__Instructions for the task__: Drop every picture. Then return, exactly, the lines from the beginning of the listing below through the one containing "return 1 - (p - MT) / PH".

__Dataset excerpt__:
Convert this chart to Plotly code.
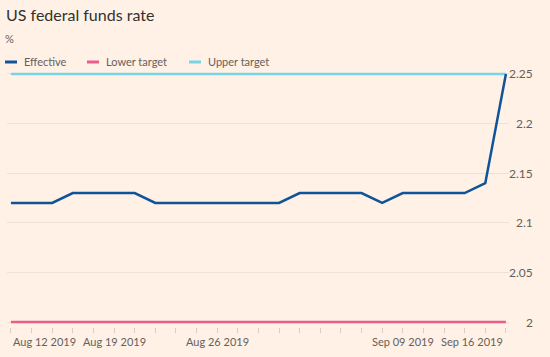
import plotly.graph_objects as go

# ---- data ----
dates = ["2019-08-12", "2019-08-13", "2019-08-14", "2019-08-15", "2019-08-16",
         "2019-08-19", "2019-08-20", "2019-08-21", "2019-08-22", "2019-08-23",
         "2019-08-26", "2019-08-27", "2019-08-28", "2019-08-29", "2019-08-30",
         "2019-09-03", "2019-09-04", "2019-09-05", "2019-09-06",
         "2019-09-09", "2019-09-10", "2019-09-11", "2019-09-12", "2019-09-13",
         "2019-09-16"]
effective = [2.12, 2.12, 2.12, 2.13, 2.13,
             2.13, 2.13, 2.12, 2.12, 2.12,
             2.12, 2.12, 2.12, 2.12, 2.13,
             2.13, 2.13, 2.13, 2.12,
             2.13, 2.13, 2.13, 2.13, 2.14,
             2.25]
lower_target = [2.00] * len(dates)
upper_target = [2.25] * len(dates)

series_names = ["Effective", "Lower target", "Upper target"]
x_tick_dates = ["2019-08-12", "2019-08-19", "2019-08-26", "2019-09-09", "2019-09-16"]
x_tick_labels = ["Aug 12 2019", "Aug 19 2019", "Aug 26 2019", "Sep 09 2019", "Sep 16 2019"]
y_tick_vals = [2.0, 2.05, 2.1, 2.15, 2.2, 2.25]
y_tick_labels = ["2", "2.05", "2.1", "2.15", "2.2", "2.25"]

# ---- style ----
BG = "#FFF1E5"
BLUE = "#0F5499"
PINK = "#EB5C8A"
CYAN = "#78D5E6"
GREY = "#66605C"
FONT = "Lato"

W, H = 550, 357
ML, MR, MT, MB = 7, 41, 69, 30
PW = W - ML - MR
PH = H - MT - MB


def px_x(p):
    return (p - ML) / PW


def px_y(p):
    return 1 - (p - MT) / PH


fig = go.Figure()
fig.add_trace(go.Scatter(x=dates, y=upper_target, mode="lines", name=series_names[2],
                         line=dict(color=CYAN, width=2.5), showlegend=False))
fig.add_trace(go.Scatter(x=dates, y=lower_target, mode="lines", name=series_names[1],
                         line=dict(color=PINK, width=2.5), showlegend=False))
fig.add_trace(go.Scatter(x=dates, y=effective, mode="lines", name=series_names[0],
                         line=dict(color=BLUE, width=2.5), showlegend=False))

annotations = []
# x tick labels
anchors = ["left", "center", "center", "center", "right"]
for d, lab, an in zip(x_tick_dates, x_tick_labels, anchors):
    annotations.append(dict(x=d, y=0, xref="x", yref="paper", text=lab, showarrow=False,
                            xanchor=an, yanchor="top", yshift=-6, xshift=(-1 if an == "right" else 0),
                            font=dict(family=FONT, size=11, color=GREY)))
# y tick labels (right-aligned, outside the plot on the right)
for v, lab in zip(y_tick_vals, y_tick_labels):
    annotations.append(dict(x=px_x(535), y=v, xref="paper", yref="y", text=lab,
                            showarrow=False, xanchor="right", yanchor="middle",
                            font=dict(family=FONT, size=12, color=GREY)))
# title & unit
annotations.append(dict(x=px_x(4), y=px_y(14), xref="paper", yref="paper",
                        text="US federal funds rate", showarrow=False, xanchor="left",
                        yanchor="middle", font=dict(family=FONT, size=16, color="#33302E")))
annotations.append(dict(x=px_x(3), y=px_y(38), xref="paper", yref="paper",
                        text="%", showarrow=False, xanchor="left",
                        yanchor="middle", font=dict(family=FONT, size=11, color=GREY)))

# legend (swatch + label)
legend_items = [(series_names[0], BLUE, 5), (series_names[1], PINK, 87), (series_names[2], CYAN, 189)]
shapes = []
for name, col, x0 in legend_items:
    shapes.append(dict(type="line", xref="paper", yref="paper",
                       x0=px_x(x0), x1=px_x(x0 + 12), y0=px_y(62), y1=px_y(62),
                       line=dict(color=col, width=3)))
    annotations.append(dict(x=px_x(x0 + 17), y=px_y(62), xref="paper", yref="paper",
                            text=name, showarrow=False, xanchor="left", yanchor="middle",
                            font=dict(family=FONT, size=11, color=GREY)))

fig.update_layout(
    width=W, height=H,
    margin=dict(l=ML, r=MR, t=MT, b=MB, autoexpand=False),
    paper_bgcolor=BG, plot_bgcolor=BG,
    showlegend=False,
    font=dict(family=FONT, size=12, color=GREY),
    annotations=annotations,
    shapes=shapes,
    xaxis=dict(type="category", range=[-0.19, len(dates) - 1 + 0.15],
               showgrid=False, zeroline=False, showline=False, automargin=False,
               ticks="outside", ticklen=5, tickcolor="#D9CCC1", tickwidth=1,
               showticklabels=False, fixedrange=True),
    yaxis=dict(range=[1.995, 2.255], side="right", automargin=False,
               tickvals=y_tick_vals, showticklabels=False,
               showgrid=True, gridcolor="#EFE1D5", gridwidth=1,
               zeroline=False, showline=False, ticks="", fixedrange=True),
)

fig.write_html(
    "out.html",
    config={"displayModeBar": False},
    post_script="document.body.style.margin='0';document.body.style.background='#FFF1E5';",
)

__Solution for this task__:
Convert this chart to Plotly code.
import plotly.graph_objects as go

# ---- data ----
dates = ["2019-08-12", "2019-08-13", "2019-08-14", "2019-08-15", "2019-08-16",
         "2019-08-19", "2019-08-20", "2019-08-21", "2019-08-22", "2019-08-23",
         "2019-08-26", "2019-08-27", "2019-08-28", "2019-08-29", "2019-08-30",
         "2019-09-03", "2019-09-04", "2019-09-05", "2019-09-06",
         "2019-09-09", "2019-09-10", "2019-09-11", "2019-09-12", "2019-09-13",
         "2019-09-16"]
effective = [2.12, 2.12, 2.12, 2.13, 2.13,
             2.13, 2.13, 2.12, 2.12, 2.12,
             2.12, 2.12, 2.12, 2.12, 2.13,
             2.13, 2.13, 2.13, 2.12,
             2.13, 2.13, 2.13, 2.13, 2.14,
             2.25]
lower_target = [2.00] * len(dates)
upper_target = [2.25] * len(dates)

series_names = ["Effective", "Lower target", "Upper target"]
x_tick_dates = ["2019-08-12", "2019-08-19", "2019-08-26", "2019-09-09", "2019-09-16"]
x_tick_labels = ["Aug 12 2019", "Aug 19 2019", "Aug 26 2019", "Sep 09 2019", "Sep 16 2019"]
y_tick_vals = [2.0, 2.05, 2.1, 2.15, 2.2, 2.25]
y_tick_labels = ["2", "2.05", "2.1", "2.15", "2.2", "2.25"]

# ---- style ----
BG = "#FFF1E5"
BLUE = "#0F5499"
PINK = "#EB5C8A"
CYAN = "#78D5E6"
GREY = "#66605C"
FONT = "Lato"

W, H = 550, 357
ML, MR, MT, MB = 7, 41, 69, 30
PW = W - ML - MR
PH = H - MT - MB


def px_x(p):
    return (p - ML) / PW


def px_y(p):
    return 1 - (p - MT) / PH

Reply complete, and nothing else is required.